DePorter promises only that “it will be destroyed in a way that there is a mess.”
Practicing for the big moment, Lantieri has tortured baseballs in various ways, concluding that “they’re harder than you’d expect to blow up.”
Anybody else reminded of the bits David Letterman used to do in which objects suggested by the studio audience were crushed by a steamroller or a hydraulic press? My favorite was “A good nutritious breakfast”. I’m shocked to learn that MSNBC and ESPN will be covering this event and not the Cubs’ flagship station/corporate masters WGN, but there you have it.
More here. I like this guy’s suggestion for Steve Bartman. He really could be a Tom Arnold for this generation if he wanted to, which is perhaps why he doesn’t. Some fans of other teams would like to get in the act as well.

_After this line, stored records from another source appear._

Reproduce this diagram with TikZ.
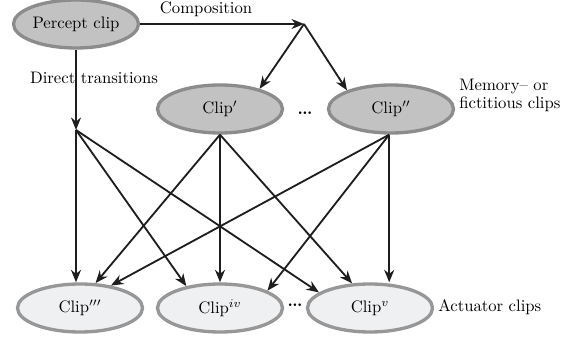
\documentclass[tikz,border=0pt]{standalone}
\usetikzlibrary{arrows.meta,shapes.geometric}
\definecolor{topfill}{HTML}{C2C2C2}
\definecolor{topdraw}{HTML}{8C8C8C}
\definecolor{botfill}{HTML}{EEF0F2}
\definecolor{botdraw}{HTML}{979797}
\definecolor{arrowcol}{HTML}{1E1E1E}
\begin{document}
\begin{tikzpicture}[x=0.6pt,y=-0.6pt,
  topclip/.style={ellipse, minimum width=75pt, minimum height=28.8pt, inner sep=0pt, fill=topfill, draw=topdraw, line width=2pt},
  botclip/.style={ellipse, minimum width=75pt, minimum height=28.8pt, inner sep=0pt, fill=botfill, draw=botdraw, line width=2pt},
  conn/.style={draw=arrowcol, line width=1.1pt, -{Stealth[length=7.5pt,width=6pt]}},
  lab/.style={inner sep=0pt, font=\fontsize{10}{11}\selectfont}]
\useasboundingbox (0,0) rectangle (583,339);
% nodes
\node[topclip] (p)  at (76,24)   {Percept clip};
\node[topclip] (c1) at (220,109) {Clip$'$};
\node[topclip] (c2) at (391,109) {Clip$''$};
\node[botclip] (c3) at (80,308)  {Clip$'''$};
\node[botclip] (c4) at (220,308) {Clip$^{iv}$};
\node[botclip] (c5) at (370,308) {Clip$^{v}$};
\coordinate (J1) at (304,24);
\coordinate (J2) at (76,130);
\coordinate (s2) at (c2.-94);
% labels
\node[lab, anchor=base] (lcomp) at (206,14) {Composition};
\node[lab, anchor=base] (ldir) at (94,84) {Direct transitions};
\node[lab, anchor=base west, align=left] (lmem) at (459,109) {Memory-- or\\fictitious clips};
\node[lab, anchor=base west] (lact) at (438,312) {Actuator clips};
\node[lab] (dtop) at (305,113) {\textbf{.\kern-0.4pt.\kern-0.4pt.}};
\node[lab] (dbot) at (295,305) {\textbf{.\kern-0.4pt.\kern-0.4pt.}};
% connectors
\draw[conn] (p.east) -- (J1);
\draw[conn] (J1) -- (c1.27);
\draw[conn] (J1) -- (c2.157);
\draw[conn] (p.south) -- (J2);
\draw[conn] (J2) -- (J2 |- c3.north);
\draw[conn] (J2) -- (c4.147);
\draw[conn] (J2) -- (c5.163);
\draw[conn] (c1.south) -- (c3.58);
\draw[conn] (c1.south) -- (c4.north);
\draw[conn] (c1.south) -- (c5.126);
\draw[conn] (s2) -- (c3.36);
\draw[conn] (s2) -- (c4.20);
\draw[conn] (s2) -- (s2 |- c5.north);
\end{tikzpicture}
\end{document}
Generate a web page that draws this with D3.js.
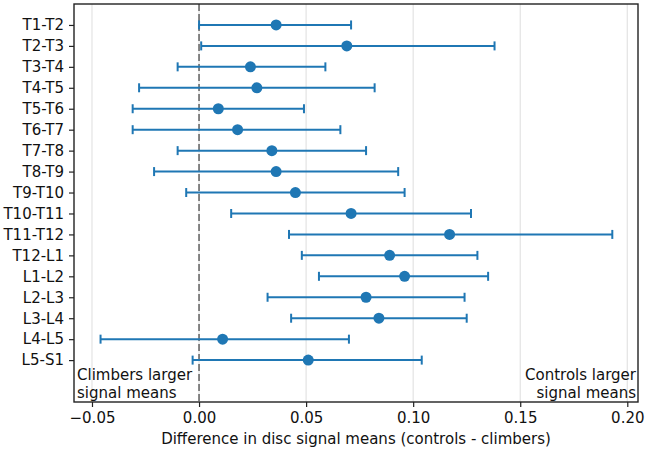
<!DOCTYPE html>
<html>
<head>
<meta charset="utf-8">
<script src="https://cdn.jsdelivr.net/npm/d3@7"></script>
<style>
  body { margin: 0; background: #fff; }
  svg { display: block; font-family: "DejaVu Sans", sans-serif; }
  .axis text { font-size: 15px; fill: #111; font-family: "DejaVu Sans", sans-serif; }
  .axis path, .axis line { stroke: #222; stroke-width: 1.2; }
</style>
</head>
<body>
<div id="chartArea"></div>
<script>
// disc pairs, top to bottom
let segments = ['T1-T2', 'T2-T3', 'T3-T4', 'T4-T5', 'T5-T6', 'T6-T7', 'T7-T8', 'T8-T9',
    'T9-T10', 'T10-T11', 'T11-T12', 'T12-L1', 'L1-L2', 'L2-L3', 'L3-L4', 'L4-L5', 'L5-S1'];
let meanDiff = [0.036, 0.069, 0.024, 0.027, 0.009, 0.018, 0.034, 0.036,
    0.045, 0.071, 0.117, 0.089, 0.096, 0.078, 0.084, 0.011, 0.051];
let ciLow = [0.000, 0.001, -0.010, -0.028, -0.031, -0.031, -0.010, -0.021,
    -0.006, 0.015, 0.042, 0.048, 0.056, 0.032, 0.043, -0.046, -0.003];
let ciHigh = [0.071, 0.138, 0.059, 0.082, 0.049, 0.066, 0.078, 0.093,
    0.096, 0.127, 0.193, 0.130, 0.135, 0.124, 0.125, 0.070, 0.104];
let xTicks = [-0.05, 0.00, 0.05, 0.10, 0.15, 0.20];

let margins = { top: 4, right: 8, bottom: 51, left: 74 };
let width = 646 - margins.left - margins.right,
    height = 453 - margins.top - margins.bottom;

let svg = d3.select('#chartArea').append('svg')
    .attr('width', 646)
    .attr('height', 453);
let chart = svg.append('g')
    .attr('transform', 'translate(' + margins.left + ',' + margins.top + ')');

let xScale = d3.scaleLinear().domain([-0.0584, 0.2050]).range([0, width]);
let yScale = d3.scaleLinear().domain([-1, 18]).range([0, height]);

let blue = '#1f77b4';

// grid
chart.append('g').selectAll('line')
    .data(xTicks)
    .join('line')
        .attr('x1', d => xScale(d)).attr('x2', d => xScale(d))
        .attr('y1', 0).attr('y2', height)
        .attr('stroke', '#e3e3e3')
        .attr('stroke-width', 1.2);

// zero line
chart.append('line')
    .attr('x1', xScale(0)).attr('x2', xScale(0))
    .attr('y1', 0).attr('y2', height)
    .attr('stroke', '#7a7a7a')
    .attr('stroke-width', 1.8)
    .attr('stroke-dasharray', '7,3');

// error bars
let rows = segments.map((s, i) => ({ name: s, i: i, mean: meanDiff[i], lo: ciLow[i], hi: ciHigh[i] }));
let bars = chart.append('g').selectAll('g')
    .data(rows)
    .join('g');

bars.append('line')
    .attr('x1', d => xScale(d.lo)).attr('x2', d => xScale(d.hi))
    .attr('y1', d => yScale(d.i)).attr('y2', d => yScale(d.i))
    .attr('stroke', blue).attr('stroke-width', 2);

bars.selectAll('.cap')
    .data(d => [{ v: d.lo, i: d.i }, { v: d.hi, i: d.i }])
    .join('line')
        .attr('class', 'cap')
        .attr('x1', d => xScale(d.v)).attr('x2', d => xScale(d.v))
        .attr('y1', d => yScale(d.i) - 4.5).attr('y2', d => yScale(d.i) + 4.5)
        .attr('stroke', blue).attr('stroke-width', 2);

bars.append('circle')
    .attr('cx', d => xScale(d.mean))
    .attr('cy', d => yScale(d.i))
    .attr('r', 5.5)
    .attr('fill', blue);

// axes
chart.append('g')
    .attr('class', 'x axis')
    .attr('transform', 'translate(0,' + height + ')')
    .call(d3.axisBottom(xScale).tickValues(xTicks).tickSize(5).tickPadding(5)
        .tickFormat(d => d3.format('.2f')(d).replace('-', '\u2212')))
    .call(g => g.select('.domain').remove());

chart.append('g')
    .attr('class', 'y axis')
    .call(d3.axisLeft(yScale).tickValues(d3.range(segments.length)).tickSize(5).tickPadding(5)
        .tickFormat(i => segments[i]))
    .call(g => g.select('.domain').remove());

// frame
chart.append('rect')
    .attr('width', width).attr('height', height)
    .attr('fill', 'none')
    .attr('stroke', '#222')
    .attr('stroke-width', 1.4);

// annotations
let leftNote = chart.append('text')
    .attr('font-size', 15)
    .attr('fill', '#111');
leftNote.append('tspan').attr('x', 3).attr('y', yScale(16.95)).text('Climbers larger');
leftNote.append('tspan').attr('x', 3).attr('y', yScale(17.8)).text('signal means');

let rightNote = chart.append('text')
    .attr('text-anchor', 'end')
    .attr('font-size', 15)
    .attr('fill', '#111');
rightNote.append('tspan').attr('x', width - 2).attr('y', yScale(16.95)).text('Controls larger');
rightNote.append('tspan').attr('x', width - 2).attr('y', yScale(17.8)).text('signal means');

svg.append('text')
    .attr('x', margins.left + width / 2)
    .attr('y', 444)
    .attr('text-anchor', 'middle')
    .attr('font-size', 15)
    .attr('fill', '#111')
    .text('Difference in disc signal means (controls - climbers)');
</script>
</body>
</html>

Maybe we could make this kind of thing into an annual ritual. Hey, we do it twice, it’s a tradition! Various links via David Pinto.
Newsday did an article on this subject yesterday that included the Second City troupe’s new comedy on how Steve Bartman was responsible for everything that has happened since that fateful night, including the missing WMD in Iraq. The performance ends with what would have happened if he didn’t block Moises Alou from getting the ball.
Bartman leans back, Alou jumps up to make the catch, and in typical Cubs fashion, the ball drops out of his glove.